Revlon, represented by Skadden, Arps, Slate, Meagher & Flom, and M&F, represented by Wachtell, Lipton, Rosen & Katz, knew they faced a potential problem. A small portion of Revlon's stock was held by current and former employees in a 401(k) plan that was administered by a trustee. That trustee had hired a financial adviser to opine on whether this was a fair deal. (The SEC doesn't identify the trustee or its adviser.) Revlon apparently was worried about what the adviser would say, so it engaged in an elaborate plan called "ring fencing" to make sure the opinion was kept under wraps. For one thing, Revlon amended the trust agreement to prohibit the trustee from telling Revlon about the fairness opinion. This allowed Revlon's independent directors, who had to evaluate the deal's fairness, to be left in the dark.

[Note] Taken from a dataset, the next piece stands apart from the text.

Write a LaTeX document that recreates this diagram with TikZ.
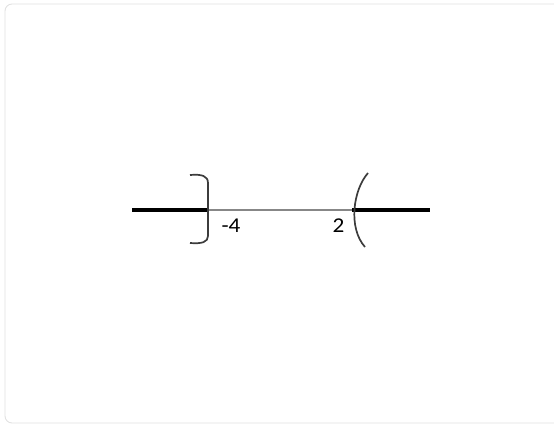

As a second element to this ring fencing, Revlon had to keep the 401(k) participants from spilling the beans about the adviser's opinion. So it convinced the trustee to alter a letter to participants explaining this exchange offer and delete the fact that it had hired a financial adviser to review the fairness of the deal.

And what did that adviser's opinion ultimately say? It concluded that the exchange deal was unfair to minority shareholders.

Meanwhile the independent directors concluded that the deal was fair to the minority, and this was highlighted in shareholder materials. In its defense, the company did eventually disclose that it didn't get a fairness opinion, and also disclosed that it didn't believe it could get one. But these latter two facts were disclosed in amended filings only after the SEC pressured Revlon to revise its filings to include this information.

The trustee protected plan members by not exchanging the plan's common stock for preferred shares. But 46 percent of the minority shareholders, unaware of the unfairness opinion, did exchange their shares. By the end of that year, Revlon's common stock had tripled in price, leaving those who had tendered their common stock for preferred, which did not appreciate, feeling unhappy indeed.

It's not clear from the SEC's filing what role Skadden or Wachtell played in the ring-fencing scheme. The agency is clear, however, that these techniques crossed the line.

"This ring-fencing operated as a fraud or deceit and made the disclosure to shareholders materially misleading," the SEC stated.

And for this, the SEC has exacted all of $850,000. If you feel a gush of wind from a revolving door, that's because Revlon was represented by Skadden's Colleen Mahoney, a former SEC deputy director of enforcement.

Most likely anticipating a bit of squawking over this pittance, the SEC explains in a footnote that it took into account the fact that shareholders have recovered "substantial" sums in private settlements stemming from this deal. (They've recovered more than $30 million.) So what? Does that make Revlon's action less objectionable? Furthermore, as the SEC acknowledged to me, they were the ones who uncovered the ring-fencing scheme, which hadn't been discovered by the private plaintiffs. So the ring fencing allegations couldn't have factored into the private settlements.

Will some feisty federal judge bristle at this settlement? No chance. The SEC filed its case as an administrative action, which means it won't be reviewed by a federal judge. In an email, the SEC explained: "We have both forums (federal court or administrative law judge) available to us and use each consistently," noting that cases are split fairly evenly between the two. The SEC declined to comment on the size of the settlement, other than to reiterate that it considered the amount recovered by private plaintiffs.

Wachtell and its client M&F declined to comment. I also reached out to Skadden and Revlon but did not hear back.

A $850,000 settlement for this elaborately-plotted scheme is not even a slap on the wrist. It's more like a chuckle and shrug.